IRAQ AND SUDDEN CHANGES
This is one of the most important things that almost all of you WILL MISS TODAY. The "Inspection teams" from the United STATES are leaving Iraq--TODAY! There is blathering and corrections and intended confusion as to U.N. vs. U.S., so they say as an after-announcement: "It is the U.S. teams (who make up the entirety of the teams) of the U.N. resolution for inspec­tion of possible weapons sites " Now, RIGHT AFTER BOMBING IRAQ, is this not interesting as there have been no signs of "retaliation" AND Hussein has stated, "THERE WILL BE NO RETALIATION". Ah, what have we here?? No--surely not, it couldn't possibly have anything to do with the launch of that Cosmosdrome from Kazakhstan--COULD IT?

CLINTON AND JAPAN
Well, good luck, Mr. President. The G-7 troops are about to erupt like a volcano--and I would have suggested you check with Mr. Bush before dancing in the streets of Japan or, at the least, avoid all banquets!

NASTY MOSQUITOS AND OTHER BLOODSUCKERS
OK, America, the Asian Tiger Mosquito has been brought into your America and is on the prowl. They have been in your midst since 1985 and are now OUT OF CONTROL. This little insect transmits so many "blood" diseases that I won't bother to lay them out for you. They are the best "bloodsuckers of the bloodsuckers" and moreover, they regurgitate the blood already within in a mixture of digestive saliva to facilitate feasting on the "next" banquet provider.

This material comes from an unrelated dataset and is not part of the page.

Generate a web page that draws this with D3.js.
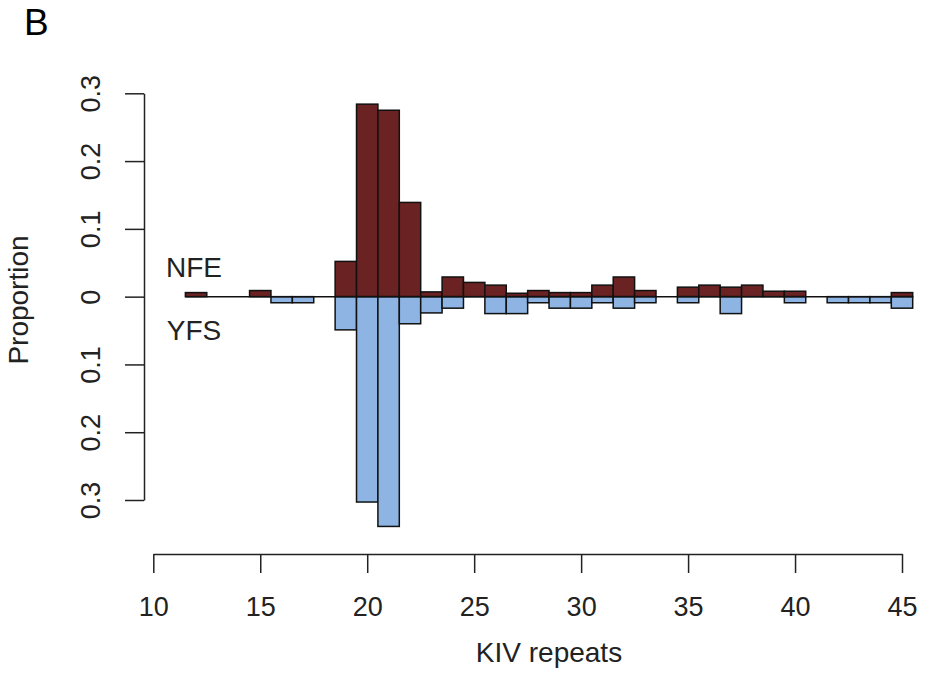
<!DOCTYPE html>
<html>
<head>
<meta charset="utf-8">
<script src="https://cdn.jsdelivr.net/npm/d3@7"></script>
<style>
  html, body { margin: 0; padding: 0; background: #fff; }
  svg { display: block; font-family: "Liberation Sans", Arial, sans-serif; }
</style>
</head>
<body>
<svg id="chart" width="928" height="698"></svg>
<script>
// KIV repeat counts (bar centres)
const repeats = [11,12,13,14,15,16,17,18,19,20,21,22,23,24,25,26,27,28,29,30,31,32,33,34,35,36,37,38,39,40,41,42,43,44,45];
// NFE proportions (drawn upwards)
const nfe = [0,0.006,0,0,0.009,0,0,0,0.052,0.284,0.275,0.139,0.007,0.029,0.021,0.017,0.005,0.009,0.006,0.006,0.017,0.029,0.009,0,0.014,0.017,0.014,0.017,0.008,0.008,0,0,0,0,0.006];
// YFS proportions (drawn downwards)
const yfs = [0,0,0,0,0,0.009,0.009,0,0.049,0.303,0.339,0.040,0.024,0.017,0,0.025,0.025,0.009,0.017,0.017,0.009,0.017,0.009,0,0.009,0,0.025,0,0,0.009,0,0.009,0.009,0.009,0.017];
const xTicks = [10,15,20,25,30,35,40,45];
const yTicks = [-0.3,-0.2,-0.1,0,0.1,0.2,0.3];
const groupLabels = [{name:"NFE", x:11.9, y:0.029}, {name:"YFS", x:11.9, y:-0.064}];

const svg = d3.select("#chart");
const x = d3.scaleLinear().domain([10,45]).range([153.3,902]);
const y = d3.scaleLinear().domain([-0.3,0.3]).range([500,93.3]);

const NFE_COL = "#6b2222";
const YFS_COL = "#8db4e3";
const TXT = "#222";

// bars
const data = repeats.map((r,i)=>({r, n:nfe[i], f:yfs[i]}));
svg.append("g").selectAll("rect.nfe").data(data.filter(d=>d.n>0)).join("rect")
  .attr("x", d=>x(d.r-0.5)).attr("width", d=>x(d.r+0.5)-x(d.r-0.5))
  .attr("y", d=>y(d.n)).attr("height", d=>y(0)-y(d.n))
  .attr("fill", NFE_COL).attr("stroke", "#111").attr("stroke-width", 1.5);
svg.append("g").selectAll("rect.yfs").data(data.filter(d=>d.f>0)).join("rect")
  .attr("x", d=>x(d.r-0.5)).attr("width", d=>x(d.r+0.5)-x(d.r-0.5))
  .attr("y", y(0)).attr("height", d=>y(-d.f)-y(0))
  .attr("fill", YFS_COL).attr("stroke", "#111").attr("stroke-width", 1.5);

// zero line
svg.append("line")
  .attr("x1", x(11.5)).attr("x2", x(45.5))
  .attr("y1", y(0)).attr("y2", y(0))
  .attr("stroke", "#111").attr("stroke-width", 1.5);

// y axis
const yAxis = svg.append("g").attr("transform", "translate(144,0)")
  .call(d3.axisLeft(y).tickValues(yTicks).tickSize(19).tickSizeOuter(0)
        .tickFormat(d=>{const a=Math.abs(d); return a===0?"0":d3.format(".1f")(a);}));
yAxis.select(".domain").attr("stroke", "#222").attr("stroke-width", 1.5);
yAxis.selectAll(".tick line").attr("stroke", "#222").attr("stroke-width", 1.5);
yAxis.selectAll(".tick text")
  .attr("transform", "rotate(-90)").attr("x", 0).attr("y", -44).attr("dy", 0)
  .attr("text-anchor", "middle").attr("fill", TXT)
  .style("font-size", "27px").style("font-family", "Liberation Sans, Arial, sans-serif");

// x axis
const xAxis = svg.append("g").attr("transform", "translate(0,554)")
  .call(d3.axisBottom(x).tickValues(xTicks).tickSize(19).tickSizeOuter(0));
xAxis.select(".domain").attr("stroke", "#222").attr("stroke-width", 1.5);
xAxis.selectAll(".tick line").attr("stroke", "#222").attr("stroke-width", 1.5);
xAxis.selectAll(".tick text")
  .attr("y", 62).attr("dy", 0).attr("fill", TXT)
  .style("font-size", "27px").style("font-family", "Liberation Sans, Arial, sans-serif");

// axis titles
svg.append("text").attr("x", 549).attr("y", 662).attr("text-anchor", "middle")
  .attr("fill", TXT).style("font-size", "28px").text("KIV repeats");
svg.append("text").attr("transform", "translate(28,300) rotate(-90)")
  .attr("text-anchor", "middle").attr("fill", TXT).style("font-size", "28px").text("Proportion");

// group labels
svg.append("g").selectAll("text").data(groupLabels).join("text")
  .attr("x", d=>x(d.x)).attr("y", d=>y(d.y)).attr("text-anchor", "middle")
  .attr("fill", TXT).style("font-size", "28px").text(d=>d.name);

// panel letter
svg.append("text").attr("x", 24).attr("y", 35).attr("fill", "#000")
  .style("font-size", "37px").text("B");
</script>
</body>
</html>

This mixes everything in the blood it carries with every other host it bites.

What do I suggest, since most of the diseases it will transmit (intentionally) are at present non-treatable? Well, of course, re­pellents--but this won't deter too many from their intended feast--but it is better than NOTHING. Next, get screened "tents" and USE them for all picnics and outings--even in your back-yard. You can even get small ones and rig them on apartment bal­conies.

I suggest you get whatever size(s) you like; I suggest a family have more than one--especially if you have small children.

What I am telling my people here is to get the tents and use them even on patios in the backyard for dining. The Bar-B-Q cook will usually have smoke (which is a good deterrent) so he is pretty safe if you put repellent on the legs (trousers), etc. EAT under that screen canopy and do your sitting and visiting WITHIN the canopy. The screens will not interfere with vis­iting and closeness and will provide such a more pleasant atmo­sphere at any rate than fighting bugs. With all the rains in most of the U.S. and flooding--mosquitoes will breed out of control this year--everywhere! They will even breed in over-watered flower beds! These are very versatile little insects.

I actually suggest that, in addition, if the tent does not already have a floor (which is more flexible in use) get plastic tarps a size larger than the tent--this gives you a "fold up flap" to use for camping and sleeping. Spray repellent UNDER the tarp. I further suggest covering by an old bedspread or bedspread/comforter on top of the tarp to protect, especially, crawling babies or young children. Imitation grass carpets are ok but not necessary--whatever makes you more comfortable and aesthetically pleasing.

I suggest that young children have their outside sand-boxes cov­ered by the screened facility. It will also offer shade and a bit of protection from the direct sun and block out some of the higher ultraviolet rays.

By the end of summer it IS INTENDED by the Elite that most of the citizens are infected with that dastardly Asian flu we have been speaking of.

If you watch sales you can get these little tents (adequate) for about $50. Four lesser ones will be more useful than one high quality. If you have several you will USE them. If you have to continually move ONE, you won't.
Another reason for the tents is for use if displaced to have to sleep OUTSIDE in case of earthquake, etc. A set of tents for temporary living are excellent in your survival packs AND SCREENED ROOMS ARE EXCELLENT FOR SAME--IN SUMMER MONTHS--FOR YOU ARE JUST STARTING SUMMER AND THIS IS A VERY REAL DANGER FROM NOW ON! The time to get ready is right now while commer­cial sales make buying easier.

I would guess that if you are on a "hard" surface you will need a style of tent that can be moved and stand without "stakes", THE TYPE IS UP TO YOU--BUT WISDOM WILL KEEP YOU ALIVE AND WELL.